Directions for this task: Exactly the lines from the line containing "Clone this chart in matplotlib." through the line containing "[oqmd_only_init], 'o', color=colors[3], ms=8.5)" are to be echoed, with both included and pictures left out.
* Begin *
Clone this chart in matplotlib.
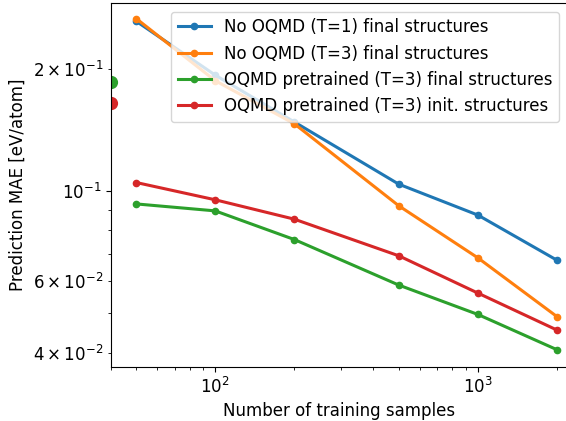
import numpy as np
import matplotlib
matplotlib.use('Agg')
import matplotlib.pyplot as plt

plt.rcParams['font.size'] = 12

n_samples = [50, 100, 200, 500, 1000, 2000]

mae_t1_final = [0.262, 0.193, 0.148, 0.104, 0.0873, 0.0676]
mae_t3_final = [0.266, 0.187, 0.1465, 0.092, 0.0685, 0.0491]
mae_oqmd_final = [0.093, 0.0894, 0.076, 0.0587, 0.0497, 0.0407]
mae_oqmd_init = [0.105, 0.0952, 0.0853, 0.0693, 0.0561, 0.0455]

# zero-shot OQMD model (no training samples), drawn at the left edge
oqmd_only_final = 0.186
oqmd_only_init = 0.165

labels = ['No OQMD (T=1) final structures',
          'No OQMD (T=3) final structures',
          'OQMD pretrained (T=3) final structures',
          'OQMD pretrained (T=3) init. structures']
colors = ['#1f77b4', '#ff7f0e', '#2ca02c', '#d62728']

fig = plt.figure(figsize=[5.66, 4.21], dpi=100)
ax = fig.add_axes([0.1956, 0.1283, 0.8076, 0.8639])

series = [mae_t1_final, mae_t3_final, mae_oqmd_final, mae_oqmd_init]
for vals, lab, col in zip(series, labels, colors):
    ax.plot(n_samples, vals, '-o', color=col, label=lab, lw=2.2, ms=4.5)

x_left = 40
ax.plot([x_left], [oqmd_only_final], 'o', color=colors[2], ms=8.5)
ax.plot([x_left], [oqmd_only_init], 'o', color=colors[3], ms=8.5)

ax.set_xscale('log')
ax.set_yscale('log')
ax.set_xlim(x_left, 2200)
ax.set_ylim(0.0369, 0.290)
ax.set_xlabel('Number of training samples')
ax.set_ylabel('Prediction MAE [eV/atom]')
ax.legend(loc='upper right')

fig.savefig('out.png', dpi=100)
* End *
* Begin *
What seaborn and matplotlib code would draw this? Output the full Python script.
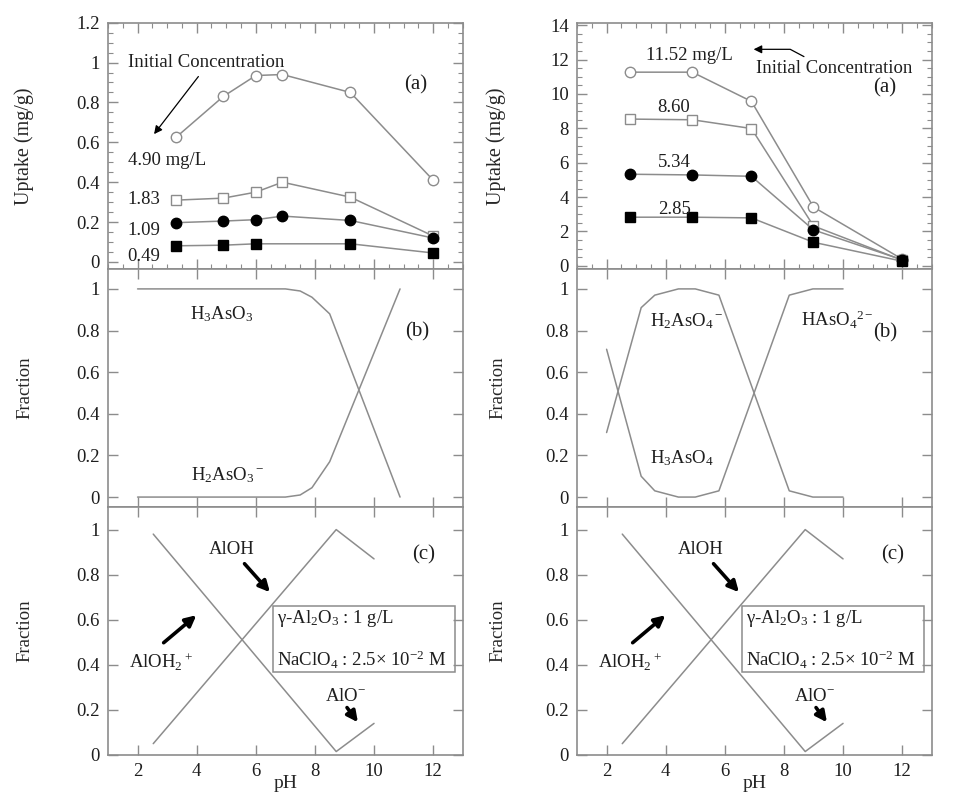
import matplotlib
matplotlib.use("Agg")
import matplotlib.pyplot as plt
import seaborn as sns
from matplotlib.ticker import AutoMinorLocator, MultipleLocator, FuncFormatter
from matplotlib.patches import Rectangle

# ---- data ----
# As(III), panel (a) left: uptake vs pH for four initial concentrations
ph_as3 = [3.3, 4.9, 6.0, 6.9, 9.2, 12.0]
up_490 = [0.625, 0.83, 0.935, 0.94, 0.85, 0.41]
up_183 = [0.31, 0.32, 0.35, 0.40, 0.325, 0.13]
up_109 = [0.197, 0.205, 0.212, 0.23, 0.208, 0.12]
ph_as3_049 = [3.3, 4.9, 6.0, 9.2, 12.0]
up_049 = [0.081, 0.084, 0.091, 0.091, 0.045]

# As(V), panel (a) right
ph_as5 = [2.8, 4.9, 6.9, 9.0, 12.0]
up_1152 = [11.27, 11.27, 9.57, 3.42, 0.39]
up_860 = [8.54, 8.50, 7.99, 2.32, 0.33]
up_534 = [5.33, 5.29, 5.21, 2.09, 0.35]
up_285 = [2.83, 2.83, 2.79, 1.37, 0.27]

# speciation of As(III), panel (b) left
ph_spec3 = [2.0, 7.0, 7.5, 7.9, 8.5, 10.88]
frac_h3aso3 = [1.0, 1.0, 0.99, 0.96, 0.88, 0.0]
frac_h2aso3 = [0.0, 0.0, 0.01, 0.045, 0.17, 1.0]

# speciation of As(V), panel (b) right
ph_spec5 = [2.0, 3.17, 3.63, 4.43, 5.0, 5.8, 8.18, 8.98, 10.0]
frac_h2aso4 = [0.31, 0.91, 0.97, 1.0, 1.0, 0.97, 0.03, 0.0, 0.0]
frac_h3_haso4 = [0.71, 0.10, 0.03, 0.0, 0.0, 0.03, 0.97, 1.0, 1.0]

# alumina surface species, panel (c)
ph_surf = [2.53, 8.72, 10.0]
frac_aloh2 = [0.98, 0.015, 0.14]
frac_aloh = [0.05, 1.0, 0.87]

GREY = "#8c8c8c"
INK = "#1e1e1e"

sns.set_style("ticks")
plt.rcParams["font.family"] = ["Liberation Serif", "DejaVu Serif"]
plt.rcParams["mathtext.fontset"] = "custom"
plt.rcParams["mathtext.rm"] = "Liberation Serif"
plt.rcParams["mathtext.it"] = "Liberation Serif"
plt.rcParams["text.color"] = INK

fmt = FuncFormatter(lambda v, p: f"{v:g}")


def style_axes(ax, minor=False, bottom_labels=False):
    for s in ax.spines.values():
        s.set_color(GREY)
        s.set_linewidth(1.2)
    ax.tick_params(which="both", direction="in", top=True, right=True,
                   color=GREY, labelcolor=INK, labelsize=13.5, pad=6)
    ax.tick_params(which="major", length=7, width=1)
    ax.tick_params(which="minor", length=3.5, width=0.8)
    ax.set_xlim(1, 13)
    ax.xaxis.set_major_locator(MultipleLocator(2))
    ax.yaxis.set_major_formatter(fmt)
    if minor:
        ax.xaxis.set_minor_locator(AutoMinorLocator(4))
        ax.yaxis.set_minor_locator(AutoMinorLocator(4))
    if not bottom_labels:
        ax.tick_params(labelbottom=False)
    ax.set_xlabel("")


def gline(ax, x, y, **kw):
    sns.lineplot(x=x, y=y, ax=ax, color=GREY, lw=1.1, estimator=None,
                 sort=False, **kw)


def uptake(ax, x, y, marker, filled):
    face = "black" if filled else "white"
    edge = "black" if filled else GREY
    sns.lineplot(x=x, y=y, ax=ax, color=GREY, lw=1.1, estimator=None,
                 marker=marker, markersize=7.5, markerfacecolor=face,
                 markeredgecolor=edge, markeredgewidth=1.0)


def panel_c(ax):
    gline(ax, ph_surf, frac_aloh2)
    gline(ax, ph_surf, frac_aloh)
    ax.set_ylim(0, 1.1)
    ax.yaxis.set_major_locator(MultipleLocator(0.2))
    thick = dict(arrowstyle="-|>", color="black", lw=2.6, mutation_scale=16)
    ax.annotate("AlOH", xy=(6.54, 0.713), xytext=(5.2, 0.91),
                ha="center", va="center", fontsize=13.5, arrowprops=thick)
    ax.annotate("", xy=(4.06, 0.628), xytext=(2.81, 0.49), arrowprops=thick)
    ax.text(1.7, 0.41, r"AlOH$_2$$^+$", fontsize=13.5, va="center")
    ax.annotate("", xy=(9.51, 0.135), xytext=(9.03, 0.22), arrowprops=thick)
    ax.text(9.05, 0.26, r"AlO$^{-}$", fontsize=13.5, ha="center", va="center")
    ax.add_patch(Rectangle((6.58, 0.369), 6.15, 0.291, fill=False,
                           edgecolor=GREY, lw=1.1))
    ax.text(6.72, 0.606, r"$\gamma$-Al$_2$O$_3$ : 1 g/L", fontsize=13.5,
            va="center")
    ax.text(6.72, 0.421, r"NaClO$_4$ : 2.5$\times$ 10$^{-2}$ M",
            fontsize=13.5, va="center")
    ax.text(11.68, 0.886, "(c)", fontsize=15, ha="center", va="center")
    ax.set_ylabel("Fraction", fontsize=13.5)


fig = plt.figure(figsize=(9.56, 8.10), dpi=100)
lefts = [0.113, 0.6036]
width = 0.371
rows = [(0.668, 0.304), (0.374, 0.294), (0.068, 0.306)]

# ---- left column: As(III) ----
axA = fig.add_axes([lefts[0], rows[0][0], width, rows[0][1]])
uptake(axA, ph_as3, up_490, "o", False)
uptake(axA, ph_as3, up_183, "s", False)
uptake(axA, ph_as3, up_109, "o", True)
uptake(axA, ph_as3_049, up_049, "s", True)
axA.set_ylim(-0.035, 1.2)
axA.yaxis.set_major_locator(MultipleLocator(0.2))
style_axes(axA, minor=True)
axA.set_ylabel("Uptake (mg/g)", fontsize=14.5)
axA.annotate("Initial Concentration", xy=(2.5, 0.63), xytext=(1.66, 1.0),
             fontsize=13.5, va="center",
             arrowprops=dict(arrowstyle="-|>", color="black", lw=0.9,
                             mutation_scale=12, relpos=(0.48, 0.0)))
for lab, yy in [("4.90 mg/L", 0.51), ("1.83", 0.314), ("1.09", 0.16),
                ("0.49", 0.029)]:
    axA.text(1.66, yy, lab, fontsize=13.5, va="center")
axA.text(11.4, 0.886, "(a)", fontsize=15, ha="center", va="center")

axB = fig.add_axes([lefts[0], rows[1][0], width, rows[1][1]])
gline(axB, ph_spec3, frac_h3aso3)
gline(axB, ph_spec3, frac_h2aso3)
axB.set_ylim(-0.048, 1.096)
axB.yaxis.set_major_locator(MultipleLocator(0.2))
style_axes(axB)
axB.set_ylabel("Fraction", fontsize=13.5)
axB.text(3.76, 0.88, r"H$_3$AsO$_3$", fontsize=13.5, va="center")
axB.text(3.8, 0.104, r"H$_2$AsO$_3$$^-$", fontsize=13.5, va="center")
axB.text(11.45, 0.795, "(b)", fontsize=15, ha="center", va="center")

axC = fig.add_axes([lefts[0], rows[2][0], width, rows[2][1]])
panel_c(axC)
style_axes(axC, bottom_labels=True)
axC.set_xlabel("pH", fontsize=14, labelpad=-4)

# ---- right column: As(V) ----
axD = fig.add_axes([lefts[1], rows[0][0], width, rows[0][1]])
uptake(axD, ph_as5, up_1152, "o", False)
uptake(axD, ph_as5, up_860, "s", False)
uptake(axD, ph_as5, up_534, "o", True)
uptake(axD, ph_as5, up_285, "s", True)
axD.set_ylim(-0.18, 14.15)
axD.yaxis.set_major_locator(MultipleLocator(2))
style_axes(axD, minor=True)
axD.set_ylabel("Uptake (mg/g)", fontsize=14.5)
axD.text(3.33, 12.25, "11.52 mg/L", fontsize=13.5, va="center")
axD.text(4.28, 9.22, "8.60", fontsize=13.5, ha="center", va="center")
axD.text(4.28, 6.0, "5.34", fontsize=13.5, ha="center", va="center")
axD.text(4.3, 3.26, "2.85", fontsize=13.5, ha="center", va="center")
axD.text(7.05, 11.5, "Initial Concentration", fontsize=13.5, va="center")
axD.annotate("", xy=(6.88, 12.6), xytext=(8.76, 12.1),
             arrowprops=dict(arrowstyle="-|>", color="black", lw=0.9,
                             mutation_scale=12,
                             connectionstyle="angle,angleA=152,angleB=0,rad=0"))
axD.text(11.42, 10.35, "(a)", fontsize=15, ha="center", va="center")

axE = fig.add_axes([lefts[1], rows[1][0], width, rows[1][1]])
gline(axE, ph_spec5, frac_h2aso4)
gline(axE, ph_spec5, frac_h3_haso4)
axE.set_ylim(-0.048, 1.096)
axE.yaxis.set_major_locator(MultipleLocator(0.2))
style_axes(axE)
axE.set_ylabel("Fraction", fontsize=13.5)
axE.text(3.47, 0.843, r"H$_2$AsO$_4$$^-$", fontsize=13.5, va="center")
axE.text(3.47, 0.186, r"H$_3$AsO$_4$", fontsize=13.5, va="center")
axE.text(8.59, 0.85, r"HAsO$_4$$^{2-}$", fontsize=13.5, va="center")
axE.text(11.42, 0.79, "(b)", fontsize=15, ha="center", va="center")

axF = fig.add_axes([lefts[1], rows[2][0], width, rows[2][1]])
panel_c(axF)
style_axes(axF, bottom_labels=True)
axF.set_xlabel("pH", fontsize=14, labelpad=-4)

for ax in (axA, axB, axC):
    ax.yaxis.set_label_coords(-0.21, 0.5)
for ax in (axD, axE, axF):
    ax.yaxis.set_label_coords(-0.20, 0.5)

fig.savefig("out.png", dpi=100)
* End *
* Begin *
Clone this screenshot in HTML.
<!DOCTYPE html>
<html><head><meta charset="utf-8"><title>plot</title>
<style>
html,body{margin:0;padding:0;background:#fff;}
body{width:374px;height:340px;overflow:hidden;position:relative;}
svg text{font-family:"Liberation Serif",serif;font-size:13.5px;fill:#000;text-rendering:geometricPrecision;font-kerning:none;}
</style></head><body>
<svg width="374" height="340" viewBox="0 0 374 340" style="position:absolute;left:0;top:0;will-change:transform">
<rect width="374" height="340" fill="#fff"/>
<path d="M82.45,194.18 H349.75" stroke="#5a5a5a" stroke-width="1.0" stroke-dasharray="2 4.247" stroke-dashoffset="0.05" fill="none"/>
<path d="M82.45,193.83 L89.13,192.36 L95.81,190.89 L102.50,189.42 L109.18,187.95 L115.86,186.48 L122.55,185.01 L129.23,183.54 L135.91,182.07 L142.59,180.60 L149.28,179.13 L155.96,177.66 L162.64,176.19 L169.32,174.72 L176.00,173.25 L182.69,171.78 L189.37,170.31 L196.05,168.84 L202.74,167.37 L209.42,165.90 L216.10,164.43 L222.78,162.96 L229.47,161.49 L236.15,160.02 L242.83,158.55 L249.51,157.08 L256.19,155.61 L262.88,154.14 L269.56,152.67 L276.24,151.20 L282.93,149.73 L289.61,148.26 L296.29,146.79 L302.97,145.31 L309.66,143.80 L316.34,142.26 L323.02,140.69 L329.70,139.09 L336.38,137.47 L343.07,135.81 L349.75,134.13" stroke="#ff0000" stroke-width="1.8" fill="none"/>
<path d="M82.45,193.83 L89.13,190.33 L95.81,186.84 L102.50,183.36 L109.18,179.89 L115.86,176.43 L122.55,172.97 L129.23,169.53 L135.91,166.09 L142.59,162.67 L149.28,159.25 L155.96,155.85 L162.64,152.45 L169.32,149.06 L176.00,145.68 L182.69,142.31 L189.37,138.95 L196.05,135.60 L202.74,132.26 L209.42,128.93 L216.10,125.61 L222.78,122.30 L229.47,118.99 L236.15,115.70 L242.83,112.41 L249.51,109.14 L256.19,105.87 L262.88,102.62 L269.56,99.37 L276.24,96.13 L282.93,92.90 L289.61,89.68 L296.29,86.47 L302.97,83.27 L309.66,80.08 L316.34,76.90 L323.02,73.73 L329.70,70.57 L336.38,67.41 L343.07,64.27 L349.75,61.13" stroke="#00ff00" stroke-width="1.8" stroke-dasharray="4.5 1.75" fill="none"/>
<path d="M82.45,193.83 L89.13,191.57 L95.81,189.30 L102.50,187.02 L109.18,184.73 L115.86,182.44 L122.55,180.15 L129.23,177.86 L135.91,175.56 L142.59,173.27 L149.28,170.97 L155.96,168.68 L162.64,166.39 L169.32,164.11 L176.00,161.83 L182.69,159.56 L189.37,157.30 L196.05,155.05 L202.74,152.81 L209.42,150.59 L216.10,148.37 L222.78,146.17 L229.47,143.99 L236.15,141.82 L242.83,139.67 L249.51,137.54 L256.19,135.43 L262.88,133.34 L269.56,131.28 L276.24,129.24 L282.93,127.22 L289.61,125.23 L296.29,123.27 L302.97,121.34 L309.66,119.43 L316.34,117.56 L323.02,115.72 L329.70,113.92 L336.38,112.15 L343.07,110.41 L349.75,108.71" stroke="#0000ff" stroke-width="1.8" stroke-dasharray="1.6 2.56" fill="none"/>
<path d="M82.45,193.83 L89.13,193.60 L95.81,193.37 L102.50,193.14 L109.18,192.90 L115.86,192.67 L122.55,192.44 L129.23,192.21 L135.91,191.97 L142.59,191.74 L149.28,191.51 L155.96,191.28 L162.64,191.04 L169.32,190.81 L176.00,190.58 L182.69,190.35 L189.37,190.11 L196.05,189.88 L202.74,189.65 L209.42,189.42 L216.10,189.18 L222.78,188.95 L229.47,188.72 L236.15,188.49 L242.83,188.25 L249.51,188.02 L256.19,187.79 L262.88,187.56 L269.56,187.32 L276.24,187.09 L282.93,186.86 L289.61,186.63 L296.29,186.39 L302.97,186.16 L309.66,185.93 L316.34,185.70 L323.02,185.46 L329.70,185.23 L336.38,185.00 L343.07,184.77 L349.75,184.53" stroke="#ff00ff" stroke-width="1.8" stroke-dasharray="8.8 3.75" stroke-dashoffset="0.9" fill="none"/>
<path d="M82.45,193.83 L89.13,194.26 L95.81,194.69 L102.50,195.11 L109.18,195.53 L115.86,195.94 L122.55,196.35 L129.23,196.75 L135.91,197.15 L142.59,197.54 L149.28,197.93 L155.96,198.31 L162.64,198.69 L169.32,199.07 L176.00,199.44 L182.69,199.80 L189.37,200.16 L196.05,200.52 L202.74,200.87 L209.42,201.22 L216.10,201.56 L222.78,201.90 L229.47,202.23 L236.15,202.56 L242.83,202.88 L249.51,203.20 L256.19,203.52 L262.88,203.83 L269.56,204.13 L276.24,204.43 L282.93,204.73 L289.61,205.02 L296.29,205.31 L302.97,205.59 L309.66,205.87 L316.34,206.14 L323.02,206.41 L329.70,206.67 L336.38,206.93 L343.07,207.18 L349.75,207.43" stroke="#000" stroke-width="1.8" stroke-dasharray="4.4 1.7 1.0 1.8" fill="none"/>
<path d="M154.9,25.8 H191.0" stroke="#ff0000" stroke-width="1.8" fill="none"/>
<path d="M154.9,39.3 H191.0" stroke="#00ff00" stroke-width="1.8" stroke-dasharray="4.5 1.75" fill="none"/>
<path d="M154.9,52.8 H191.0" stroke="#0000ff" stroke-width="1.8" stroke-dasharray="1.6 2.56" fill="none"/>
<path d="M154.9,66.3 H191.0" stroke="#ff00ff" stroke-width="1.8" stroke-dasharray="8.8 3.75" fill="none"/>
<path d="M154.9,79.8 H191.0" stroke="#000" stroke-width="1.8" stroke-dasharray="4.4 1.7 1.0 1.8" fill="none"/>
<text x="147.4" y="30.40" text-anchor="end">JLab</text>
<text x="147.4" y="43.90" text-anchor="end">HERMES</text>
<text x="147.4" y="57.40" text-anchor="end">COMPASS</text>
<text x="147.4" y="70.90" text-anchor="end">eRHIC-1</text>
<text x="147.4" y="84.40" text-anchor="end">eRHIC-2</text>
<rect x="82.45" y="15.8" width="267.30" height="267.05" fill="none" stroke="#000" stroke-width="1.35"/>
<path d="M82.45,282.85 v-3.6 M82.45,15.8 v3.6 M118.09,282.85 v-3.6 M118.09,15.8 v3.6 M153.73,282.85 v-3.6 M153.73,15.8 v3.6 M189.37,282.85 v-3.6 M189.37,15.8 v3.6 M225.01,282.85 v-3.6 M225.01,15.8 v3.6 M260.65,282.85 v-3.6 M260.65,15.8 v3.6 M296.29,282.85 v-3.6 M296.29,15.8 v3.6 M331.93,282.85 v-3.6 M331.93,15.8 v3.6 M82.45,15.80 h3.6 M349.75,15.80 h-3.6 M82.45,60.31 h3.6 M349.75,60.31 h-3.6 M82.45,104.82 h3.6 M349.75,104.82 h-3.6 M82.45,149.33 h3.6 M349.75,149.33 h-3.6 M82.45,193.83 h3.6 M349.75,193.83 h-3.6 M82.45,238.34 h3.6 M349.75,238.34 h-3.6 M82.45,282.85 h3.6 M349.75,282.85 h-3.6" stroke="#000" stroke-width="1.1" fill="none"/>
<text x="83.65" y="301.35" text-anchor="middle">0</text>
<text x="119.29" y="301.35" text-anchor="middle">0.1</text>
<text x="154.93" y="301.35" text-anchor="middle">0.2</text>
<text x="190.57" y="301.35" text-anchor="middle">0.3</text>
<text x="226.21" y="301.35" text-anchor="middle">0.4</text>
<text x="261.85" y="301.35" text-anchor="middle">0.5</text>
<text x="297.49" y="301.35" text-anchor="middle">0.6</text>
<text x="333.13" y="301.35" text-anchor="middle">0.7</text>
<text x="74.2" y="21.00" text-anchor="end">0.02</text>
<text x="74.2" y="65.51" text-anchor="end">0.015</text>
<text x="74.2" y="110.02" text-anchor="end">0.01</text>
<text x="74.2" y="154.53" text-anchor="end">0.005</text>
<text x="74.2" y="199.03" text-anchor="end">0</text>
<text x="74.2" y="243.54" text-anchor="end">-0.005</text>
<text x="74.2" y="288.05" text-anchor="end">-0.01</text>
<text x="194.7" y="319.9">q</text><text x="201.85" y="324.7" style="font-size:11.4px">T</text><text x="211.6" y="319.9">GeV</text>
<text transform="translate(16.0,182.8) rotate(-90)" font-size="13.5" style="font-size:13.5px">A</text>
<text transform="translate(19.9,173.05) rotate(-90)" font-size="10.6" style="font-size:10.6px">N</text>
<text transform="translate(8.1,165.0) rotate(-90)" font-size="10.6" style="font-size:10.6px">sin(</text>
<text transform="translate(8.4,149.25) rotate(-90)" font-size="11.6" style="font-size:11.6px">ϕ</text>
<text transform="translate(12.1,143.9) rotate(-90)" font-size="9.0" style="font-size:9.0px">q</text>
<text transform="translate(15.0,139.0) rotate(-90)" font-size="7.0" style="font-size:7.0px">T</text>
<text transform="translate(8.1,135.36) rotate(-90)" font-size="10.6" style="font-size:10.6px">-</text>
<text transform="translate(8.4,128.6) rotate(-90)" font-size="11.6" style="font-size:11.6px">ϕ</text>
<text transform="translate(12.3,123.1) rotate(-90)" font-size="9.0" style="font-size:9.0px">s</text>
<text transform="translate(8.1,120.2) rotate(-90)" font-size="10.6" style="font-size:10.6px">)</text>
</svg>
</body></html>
* End *
Exercise answer:
Clone this chart in matplotlib.
import numpy as np
import matplotlib
matplotlib.use('Agg')
import matplotlib.pyplot as plt

plt.rcParams['font.size'] = 12

n_samples = [50, 100, 200, 500, 1000, 2000]

mae_t1_final = [0.262, 0.193, 0.148, 0.104, 0.0873, 0.0676]
mae_t3_final = [0.266, 0.187, 0.1465, 0.092, 0.0685, 0.0491]
mae_oqmd_final = [0.093, 0.0894, 0.076, 0.0587, 0.0497, 0.0407]
mae_oqmd_init = [0.105, 0.0952, 0.0853, 0.0693, 0.0561, 0.0455]

# zero-shot OQMD model (no training samples), drawn at the left edge
oqmd_only_final = 0.186
oqmd_only_init = 0.165

labels = ['No OQMD (T=1) final structures',
          'No OQMD (T=3) final structures',
          'OQMD pretrained (T=3) final structures',
          'OQMD pretrained (T=3) init. structures']
colors = ['#1f77b4', '#ff7f0e', '#2ca02c', '#d62728']

fig = plt.figure(figsize=[5.66, 4.21], dpi=100)
ax = fig.add_axes([0.1956, 0.1283, 0.8076, 0.8639])

series = [mae_t1_final, mae_t3_final, mae_oqmd_final, mae_oqmd_init]
for vals, lab, col in zip(series, labels, colors):
    ax.plot(n_samples, vals, '-o', color=col, label=lab, lw=2.2, ms=4.5)

x_left = 40
ax.plot([x_left], [oqmd_only_final], 'o', color=colors[2], ms=8.5)
ax.plot([x_left], [oqmd_only_init], 'o', color=colors[3], ms=8.5)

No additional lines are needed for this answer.